Improving rustls's ticket resumption performance
In rustls we have a TicketSwitcher
, which is responsible for rotating
between ticket keys periodically. This is important because (especially
in TLS1.2) compromise of the ticket key destroys the security of all past
and future sessions.
Unfortunately, a mutex was held around all ticket operations -- so that a thread finding the key need to be rotated did not race another thread currently using that key.
In PR #2193 this was improved to use a rwlock -- this means there is no contention at all in the common case.
The improvement was released in rustls 0.23.17 and looks like:
Measuring worst-case latency at high concurrency
The above measurements only record average handshake throughput per thread, which is fine for seeing how that changes with the number of threads. Another important measure is: what is the latency distribution of all handshakes performed, at high thread counts? What we're looking for here is evidence that no one handshake experiences poor performance.
From here on, the version of rustls tested moved to fc6b4a19
(which is shortly after the 0.23.18 release)
to add support for outputting individual handshake latencies in the benchmark tool.

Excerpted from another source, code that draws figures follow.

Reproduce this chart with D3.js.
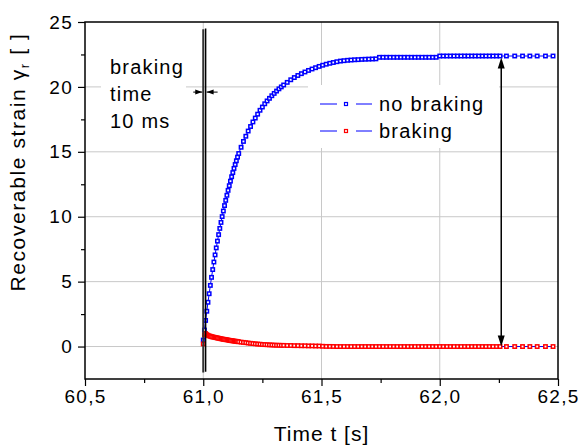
<!DOCTYPE html>
<html>
<head>
<meta charset="utf-8">
<script src="https://cdn.jsdelivr.net/npm/d3@7"></script>
<style>
  body { margin: 0; background: #fff; }
  svg text { font-family: "Liberation Sans", Arial, sans-serif; fill: #000; }
</style>
</head>
<body>
<script>
// sample times [s]
const times = [
  61.000,61.005,61.010,61.015,61.020,61.025,61.030,61.035,61.040,61.045,61.050,61.055,61.060,61.065,61.070,61.075,
  61.080,61.085,61.090,61.095,61.100,61.105,61.110,61.115,61.120,61.125,61.130,61.135,61.140,61.145,61.150,
  61.16,61.17,61.18,61.19,61.20,61.21,61.22,61.23,61.24,61.25,61.26,61.27,61.28,61.29,61.30,61.31,61.32,61.33,61.34,
  61.355,61.370,61.385,61.400,61.415,61.430,61.445,61.460,61.475,61.490,61.505,61.520,61.535,61.550,61.565,61.580,
  61.595,61.610,61.625,61.640,61.655,61.670,61.685,61.700,61.715,61.730,
  61.745,61.760,61.775,61.790,61.805,61.820,61.835,61.850,61.865,61.880,61.895,61.910,61.925,61.940,61.955,61.970,61.985,
  62.000,62.015,62.030,62.045,62.060,62.075,62.090,62.105,62.120,62.135,62.150,62.165,62.180,62.195,62.210,62.225,62.240,62.255,
  62.282,62.317,62.350,62.381,62.412,62.447,62.479
];
// recoverable strain, no braking
const noBraking = [
  0.5,1.27,2.01,2.72,3.41,4.07,4.71,5.33,5.93,6.51,7.06,7.60,8.12,8.62,9.10,9.56,
  10.01,10.44,10.86,11.26,11.65,12.03,12.39,12.74,13.08,13.40,13.72,14.02,14.31,14.59,14.87,
  15.35,15.8,16.2,16.6,16.95,17.3,17.6,17.9,18.2,18.45,18.7,18.92,19.12,19.32,19.5,19.68,19.85,20.0,20.15,
  20.35,20.55,20.72,20.88,21.02,21.15,21.27,21.38,21.48,21.58,21.67,21.75,21.82,21.88,21.94,21.99,
  22.02,22.05,22.07,22.09,22.1,22.12,22.13,22.14,22.15,22.16,
  22.28,22.28,22.28,22.28,22.28,22.28,22.28,22.28,22.28,22.28,22.28,22.28,22.28,22.28,22.28,22.28,22.28,
  22.38,22.38,22.38,22.38,22.38,22.38,22.38,22.38,22.38,22.38,22.38,22.38,22.38,22.38,22.38,22.38,22.38,22.38,
  22.38,22.38,22.38,22.38,22.38,22.38,22.38
];
// recoverable strain, braking
const braking = [
  0.2,0.9,1.0,0.92,0.86,0.82,0.79,0.76,0.74,0.72,0.7,0.68,0.66,0.64,0.62,0.6,
  0.58,0.56,0.55,0.53,0.52,0.5,0.48,0.46,0.45,0.44,0.42,0.41,0.4,0.38,0.37,
  0.34,0.32,0.3,0.27,0.25,0.23,0.21,0.19,0.18,0.16,0.15,0.14,0.13,0.12,0.11,0.1,0.1,0.09,0.09,
  0.08,0.08,0.07,0.07,0.06,0.06,0.05,0.05,0.04,0.04,0.02,0.01,0.01,0.005,0,0,
  0,0,0,0,0,0,0,0,0,0,
  0,0,0,0,0,0,0,0,0,0,0,0,0,0,0,0,0,
  0,0,0,0,0,0,0,0,0,0,0,0,0,0,0,0,0,0,
  0,0,0,0,0,0,0
];

const xTicks = [60.5, 61.0, 61.5, 62.0, 62.5];
const xTickLabels = ["60,5", "61,0", "61,5", "62,0", "62,5"];
const xMinor = [60.75, 61.25, 61.75, 62.25];
const yTicks = [0, 5, 10, 15, 20, 25];
const yTickLabels = ["0", "5", "10", "15", "20", "25"];
const yMinor = [2.5, 7.5, 12.5, 17.5, 22.5];

const seriesNames = ["no braking", "braking"];
const markerColors = ["#0000ff", "#ff0000"];
const lineColor = "#0000ff";

// annotations: braking window and the strain difference arrow
const brakeStart = 61.00, brakeEnd = 61.01;
const arrowTime = 62.26, arrowTop = 22.26, arrowBottom = 0;
const noteLines = ["braking", "time", "10 ms"];

const W = 579, H = 446;
const box = {left: 85, right: 558, top: 22, bottom: 379};

const svg = d3.select("body").append("svg")
  .attr("width", W).attr("height", H);

const x = d3.scaleLinear().domain([60.5, 62.5]).range([box.left, box.right]);
const y = d3.scaleLinear().domain([-2.5, 25]).range([box.bottom, box.top]);

// grid
const grid = svg.append("g").attr("stroke", "#c8c8c8").attr("stroke-width", 1);
grid.selectAll(".gx").data(xTicks.slice(1, -1)).enter().append("line")
  .attr("x1", d => x(d)).attr("x2", d => x(d))
  .attr("y1", box.top).attr("y2", box.bottom);
grid.selectAll(".gy").data(yTicks.slice(0, -1)).enter().append("line")
  .attr("x1", box.left).attr("x2", box.right)
  .attr("y1", d => y(d)).attr("y2", d => y(d));

// white backgrounds behind note and legend
svg.append("rect").attr("x", 101).attr("y", 48).attr("width", 85).attr("height", 92).attr("fill", "#fff");
svg.append("rect").attr("x", 308).attr("y", 85).attr("width", 191).attr("height", 63).attr("fill", "#fff");

// series
const data = [noBraking, braking];
const line = d3.line().x(d => x(d[0])).y(d => y(d[1]));

data.forEach(function(vals, k) {
  const pts = times.map((t, i) => [t, vals[i]]);
  svg.append("path")
    .datum(pts)
    .attr("fill", "none")
    .attr("stroke", lineColor)
    .attr("stroke-width", 1)
    .attr("d", line);
  svg.append("g").selectAll("rect").data(pts).enter().append("rect")
    .attr("x", d => x(d[0]) - 1.7)
    .attr("y", d => y(d[1]) - 1.7)
    .attr("width", 3.4).attr("height", 3.4)
    .attr("fill", "#fff")
    .attr("stroke", markerColors[k])
    .attr("stroke-width", 1.5);
});

// braking window lines
svg.append("line")
  .attr("x1", x(brakeStart)).attr("x2", x(brakeStart))
  .attr("y1", y(24.45)).attr("y2", y(-2.0))
  .attr("stroke", "#333").attr("stroke-width", 2);
svg.append("line")
  .attr("x1", x(brakeEnd)).attr("x2", x(brakeEnd))
  .attr("y1", y(24.5)).attr("y2", y(-1.95))
  .attr("stroke", "#000").attr("stroke-width", 1.5);

// small double arrow across the window
const ha = y(19.6);
const hl = x(brakeStart) - 1, hr = x(brakeEnd) + 1;
svg.append("line").attr("x1", hl - 9).attr("x2", hl).attr("y1", ha).attr("y2", ha)
  .attr("stroke", "#000").attr("stroke-width", 1);
svg.append("line").attr("x1", hr).attr("x2", hr + 11).attr("y1", ha).attr("y2", ha)
  .attr("stroke", "#000").attr("stroke-width", 1);
svg.append("path").attr("d", `M${hl},${ha} L${hl - 7},${ha - 2.5} L${hl - 7},${ha + 2.5} Z`).attr("fill", "#000");
svg.append("path").attr("d", `M${hr},${ha} L${hr + 7},${ha - 2.5} L${hr + 7},${ha + 2.5} Z`).attr("fill", "#000");

// vertical double arrow
const ax = x(arrowTime), at = y(arrowTop), ab = y(arrowBottom);
svg.append("line").attr("x1", ax).attr("x2", ax).attr("y1", at + 8).attr("y2", ab - 8)
  .attr("stroke", "#000").attr("stroke-width", 1.5);
svg.append("path").attr("d", `M${ax},${at} L${ax - 3.5},${at + 11} L${ax + 3.5},${at + 11} Z`).attr("fill", "#000");
svg.append("path").attr("d", `M${ax},${ab} L${ax - 3.5},${ab - 11} L${ax + 3.5},${ab - 11} Z`).attr("fill", "#000");

// note text
svg.append("g").selectAll("text").data(noteLines).enter().append("text")
  .attr("x", 110).attr("y", (d, i) => 74 + i * 27)
  .attr("font-size", 20).attr("letter-spacing", 1.2)
  .text(d => d);

// legend
const lg = svg.append("g");
seriesNames.forEach(function(name, i) {
  const ly = 104 + i * 27;
  lg.append("line").attr("x1", 320).attr("x2", 337).attr("y1", ly).attr("y2", ly)
    .attr("stroke", lineColor).attr("stroke-width", 1);
  lg.append("line").attr("x1", 356).attr("x2", 372).attr("y1", ly).attr("y2", ly)
    .attr("stroke", lineColor).attr("stroke-width", 1);
  lg.append("rect").attr("x", 344.5).attr("y", ly - 1.5).attr("width", 3).attr("height", 3)
    .attr("fill", "#fff").attr("stroke", markerColors[i]).attr("stroke-width", 1.2);
  lg.append("text").attr("x", 379).attr("y", ly + 7)
    .attr("font-size", 20).attr("letter-spacing", 1.2).text(name);
});

// frame
svg.append("rect")
  .attr("x", box.left).attr("y", box.top)
  .attr("width", box.right - box.left).attr("height", box.bottom - box.top)
  .attr("fill", "none").attr("stroke", "#000").attr("stroke-width", 1.5);

// axes
const xAxis = d3.axisBottom(x).tickValues(xTicks).tickSize(7).tickSizeOuter(0).tickPadding(4)
  .tickFormat((d, i) => xTickLabels[i]);
svg.append("g").attr("transform", `translate(0,${box.bottom})`).call(xAxis);
svg.append("g").attr("transform", `translate(0,${box.bottom})`)
  .call(d3.axisBottom(x).tickValues(xMinor).tickSize(4).tickSizeOuter(0).tickFormat(""));

const yAxis = d3.axisLeft(y).tickValues(yTicks).tickSize(7).tickSizeOuter(0).tickPadding(5)
  .tickFormat((d, i) => yTickLabels[i]);
svg.append("g").attr("transform", `translate(${box.left},0)`).call(yAxis);
svg.append("g").attr("transform", `translate(${box.left},0)`)
  .call(d3.axisLeft(y).tickValues(yMinor).tickSize(4).tickSizeOuter(0).tickFormat(""));

svg.selectAll(".domain").remove();
svg.selectAll(".tick line").attr("stroke", "#000").attr("stroke-width", 1.2);
svg.selectAll(".tick text")
  .attr("font-family", null)
  .attr("font-size", 19)
  .attr("letter-spacing", 1.3)
  .attr("fill", "#000");

// axis titles
svg.append("text")
  .attr("x", (box.left + box.right) / 2).attr("y", 441)
  .attr("text-anchor", "middle")
  .attr("font-size", 21).attr("letter-spacing", 1)
  .text("Time t [s]");

const yt = svg.append("text")
  .attr("transform", "translate(25,162) rotate(-90)")
  .attr("text-anchor", "middle")
  .attr("font-size", 21).attr("letter-spacing", 1.6);
yt.append("tspan").text("Recoverable strain \u03b3");
yt.append("tspan").attr("font-size", 13).attr("dy", 4).text("r");
yt.append("tspan").attr("dy", -4).text(" [ ]");
</script>
</body>
</html>
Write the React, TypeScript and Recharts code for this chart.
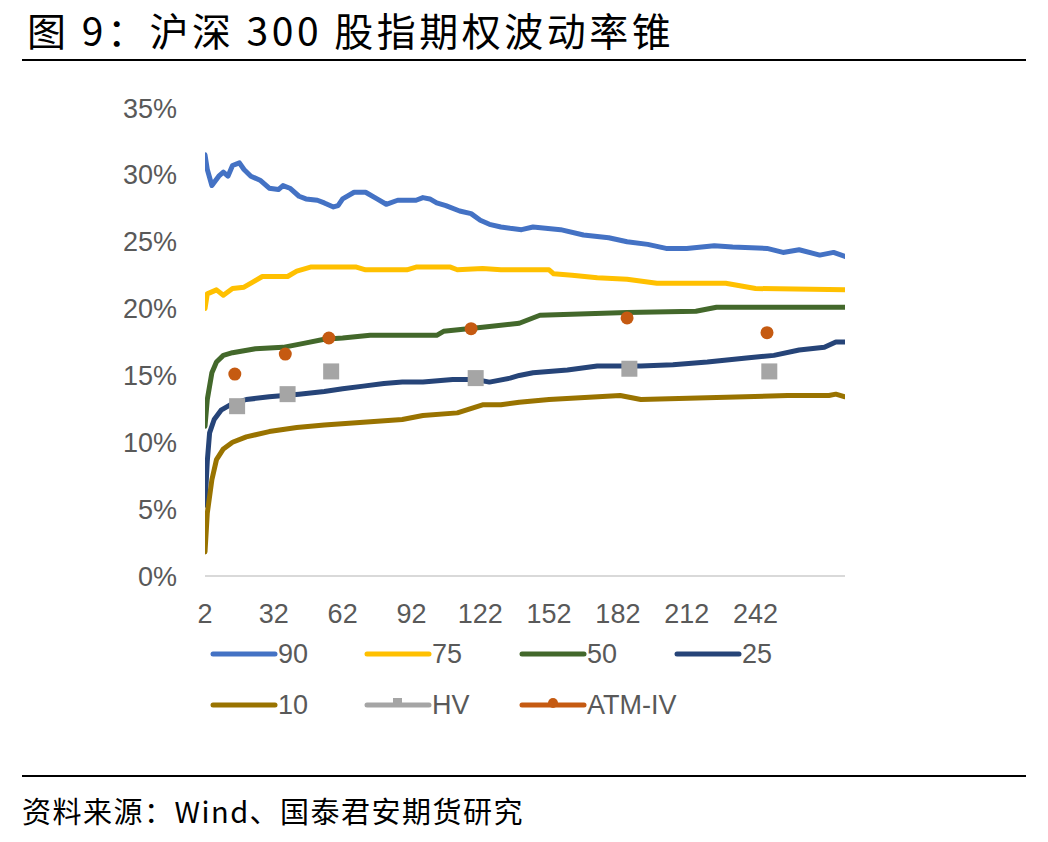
import React from 'react';
import { LineChart, Line, XAxis, YAxis } from 'recharts';

// 横轴刻度（剩余期限，天）与纵轴刻度（%）
const xTicks = [2, 32, 62, 92, 122, 152, 182, 212, 242];
const yTicks = [0, 5, 10, 15, 20, 25, 30, 35];

// 各分位数波动率曲线 [期限, 波动率%]
const p90: [number, number][] = [
  [2, 31.5], [3, 30.4], [5, 29.2], [8, 29.9], [10, 30.2], [12, 29.9], [14, 30.7], [17, 30.9],
  [19, 30.4], [22, 29.9], [26, 29.6], [30, 29.0], [34, 28.9], [36, 29.2], [39, 29.0], [43, 28.4],
  [46, 28.2], [51, 28.1], [54, 27.9], [58, 27.6], [60, 27.7], [62, 28.2], [67, 28.7], [72, 28.7],
  [77, 28.2], [81, 27.8], [86, 28.1], [94, 28.1], [97, 28.3], [100, 28.2], [103, 27.9], [107, 27.7],
  [113, 27.3], [118, 27.1], [122, 26.6], [126, 26.3], [131, 26.1], [135, 26.0], [140, 25.9],
  [145, 26.1], [157, 25.9], [167, 25.5], [178, 25.3], [186, 25.0], [195, 24.8], [203, 24.5],
  [212, 24.5], [224, 24.7], [232, 24.6], [247, 24.5], [254, 24.2], [261, 24.4], [270, 24.0],
  [276, 24.2], [281, 23.9],
];
const p75: [number, number][] = [
  [2, 20.0], [3, 21.1], [7, 21.4], [10, 21.0], [14, 21.5], [19, 21.6], [23, 22.0], [27, 22.4],
  [33, 22.4], [38, 22.4], [42, 22.8], [48, 23.1], [68, 23.1], [72, 22.9], [90, 22.9], [94, 23.1],
  [109, 23.1], [112, 22.9], [123, 23.0], [131, 22.9], [152, 22.9], [154, 22.6], [162, 22.5],
  [173, 22.3], [186, 22.2], [199, 21.9], [229, 21.9], [242, 21.5], [281, 21.4],
];
const p50: [number, number][] = [
  [2, 11.2], [3, 13.2], [5, 15.2], [7, 16.0], [10, 16.5], [14, 16.7], [24, 17.0], [36, 17.1],
  [45, 17.4], [54, 17.7], [62, 17.8], [74, 18.0], [103, 18.0], [106, 18.3], [123, 18.6],
  [139, 18.9], [148, 19.5], [186, 19.7], [216, 19.8], [225, 20.1], [281, 20.1],
];
const p25: [number, number][] = [
  [2, 5.3], [3, 8.6], [4, 10.7], [6, 11.7], [9, 12.4], [13, 12.8], [20, 13.2], [30, 13.4],
  [43, 13.6], [54, 13.8], [62, 14.0], [71, 14.2], [80, 14.4], [88, 14.5], [97, 14.5], [110, 14.7],
  [120, 14.7], [126, 14.5], [135, 14.8], [139, 15.0], [145, 15.2], [160, 15.4], [173, 15.7],
  [192, 15.7], [206, 15.8], [221, 16.0], [238, 16.3], [250, 16.5], [261, 16.9], [272, 17.1],
  [277, 17.5], [281, 17.5],
];
const p10: [number, number][] = [
  [2, 1.8], [3, 4.7], [5, 7.2], [7, 8.7], [10, 9.5], [14, 10.0], [20, 10.4], [30, 10.8],
  [42, 11.1], [54, 11.3], [71, 11.5], [88, 11.7], [97, 12.0], [112, 12.2], [123, 12.8],
  [131, 12.8], [139, 13.0], [152, 13.2], [183, 13.5], [192, 13.2], [256, 13.5], [274, 13.5],
  [277, 13.6], [281, 13.4],
];
// 历史波动率与平值隐含波动率
const hv: [number, number][] = [[16, 12.7], [38, 13.6], [57, 15.3], [120, 14.8], [187, 15.5], [248, 15.3]];
const atmIv: [number, number][] = [[15, 15.1], [37, 16.6], [56, 17.8], [118, 18.5], [186, 19.3], [247, 18.2]];

const lineSeries = [
  { key: 'p90', name: '90', color: '#4472C4', points: p90 },
  { key: 'p75', name: '75', color: '#FFC000', points: p75 },
  { key: 'p50', name: '50', color: '#43682B', points: p50 },
  { key: 'p25', name: '25', color: '#264478', points: p25 },
  { key: 'p10', name: '10', color: '#997300', points: p10 },
];
const markerSeries = [
  { key: 'hv', name: 'HV', color: '#A5A5A5', points: hv },
  { key: 'atm', name: 'ATM-IV', color: '#C55A11', points: atmIv },
];

// 合并为按期限排序的表
const rowsByDay = new Map<number, any>();
[...lineSeries, ...markerSeries].forEach((s) => {
  s.points.forEach(([d, v]) => {
    const row = rowsByDay.get(d) || { day: d };
    row[s.key] = v;
    rowsByDay.set(d, row);
  });
});
const chartData = Array.from(rowsByDay.values()).sort((a, b) => a.day - b.day);

const axisFont = "'Liberation Sans', sans-serif";
const cjkFont = "'Noto Sans CJK SC', sans-serif";

const squareDot = (props: any) => {
  const { cx, cy, value, index } = props;
  if (value == null || cx == null || cy == null) return <g key={`hv-${index}`} />;
  return <rect key={`hv-${index}`} x={cx - 8} y={cy - 8} width={16} height={16} fill="#A5A5A5" />;
};

const circleDot = (props: any) => {
  const { cx, cy, value, index } = props;
  if (value == null || cx == null || cy == null) return <g key={`atm-${index}`} />;
  return <circle key={`atm-${index}`} cx={cx} cy={cy} r={6.5} fill="#C55A11" />;
};

const legendItems = [
  { name: '90', color: '#4472C4', left: 210, top: 654, marker: '' },
  { name: '75', color: '#FFC000', left: 364, top: 654, marker: '' },
  { name: '50', color: '#43682B', left: 519, top: 654, marker: '' },
  { name: '25', color: '#264478', left: 674, top: 654, marker: '' },
  { name: '10', color: '#997300', left: 210, top: 705, marker: '' },
  { name: 'HV', color: '#A5A5A5', left: 364, top: 705, marker: 'square' },
  { name: 'ATM-IV', color: '#C55A11', left: 519, top: 705, marker: 'circle' },
];

const LegendItem = ({ item }: { item: (typeof legendItems)[number] }) => (
  <div style={{ position: 'absolute', left: item.left, top: item.top - 16, height: 32, display: 'flex', alignItems: 'center' }}>
    <svg width={68} height={32}>
      <line x1={3} y1={16} x2={65} y2={16} stroke={item.color} strokeWidth={5} strokeLinecap="round" />
      {item.marker === 'square' && <rect x={29} y={9} width={9} height={8} fill={item.color} />}
      {item.marker === 'circle' && <circle cx={34} cy={14} r={5} fill={item.color} />}
    </svg>
    <span style={{ fontFamily: axisFont, fontSize: 27, color: '#595959', marginLeft: 0 }}>{item.name}</span>
  </div>
);

export default function App() {
  return (
    <div style={{ position: 'absolute', left: 0, top: 0, width: 1048, height: 842, background: '#fff', overflow: 'hidden' }}>
      <div style={{ position: 'absolute', left: 27, top: 6, fontFamily: cjkFont, fontSize: 39, lineHeight: '46px', letterSpacing: 3.5, color: '#000', whiteSpace: 'nowrap' }}>
        图 9：沪深 300 股指期权波动率锥
      </div>
      <div style={{ position: 'absolute', left: 22, top: 59, width: 1004, height: 2, background: '#000' }} />

      <div style={{ position: 'absolute', left: 0, top: 0 }}>
        <LineChart width={1048} height={842} data={chartData} margin={{ top: 108, right: 203, bottom: 226, left: 125 }}>
          <XAxis
            dataKey="day"
            type="number"
            domain={[2, 281]}
            ticks={xTicks}
            allowDataOverflow
            tickLine={false}
            axisLine={{ stroke: '#D9D9D9', strokeWidth: 2 }}
            tickMargin={22}
            height={40}
            tick={{ fill: '#595959', fontSize: 27, fontFamily: axisFont }}
          />
          <YAxis
            type="number"
            domain={[0, 35]}
            ticks={yTicks}
            width={80}
            axisLine={false}
            tickLine={false}
            tickMargin={22}
            tickFormatter={(v) => `${v}%`}
            tick={{ fill: '#595959', fontSize: 27, fontFamily: axisFont }}
          />
          {lineSeries.map((s) => (
            <Line
              key={s.key}
              type="linear"
              dataKey={s.key}
              name={s.name}
              stroke={s.color}
              strokeWidth={5}
              strokeLinecap="round"
              strokeLinejoin="round"
              dot={false}
              activeDot={false}
              connectNulls
              isAnimationActive={false}
            />
          ))}
          <Line dataKey="hv" name="HV" stroke="none" dot={squareDot} activeDot={false} isAnimationActive={false} />
          <Line dataKey="atm" name="ATM-IV" stroke="none" dot={circleDot} activeDot={false} isAnimationActive={false} />
        </LineChart>
      </div>

      {legendItems.map((item) => (
        <LegendItem key={item.name} item={item} />
      ))}

      <div style={{ position: 'absolute', left: 22, top: 775, width: 1004, height: 2, background: '#000' }} />
      <div style={{ position: 'absolute', left: 22, top: 792, fontFamily: cjkFont, fontSize: 29, lineHeight: '36px', letterSpacing: 1.5, color: '#000', whiteSpace: 'nowrap' }}>
        资料来源：Wind、国泰君安期货研究
      </div>
    </div>
  );
}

In the following test, we measure handshake latency when 80 threads are working
at once. In the rustls test, this produces very satisfying htop
output:
Note that the below charts use a base 10 logarithm x axis, to adequately show the four distributions in one figure.
Here we can clearly see an improvement between OpenSSL 3.0 and OpenSSL 3.4. rustls has the tightest distribution, followed by BoringSSL. (OpenSSL 3.4's distribution may appear visually tighter than BoringSSL's, however the scale is logarithmic, so it is not.)
The remainder show the same theme: rustls has a tight distribution, followed by BoringSSL, followed by OpenSSL 3.4. OpenSSL 3.0 has the widest distribution.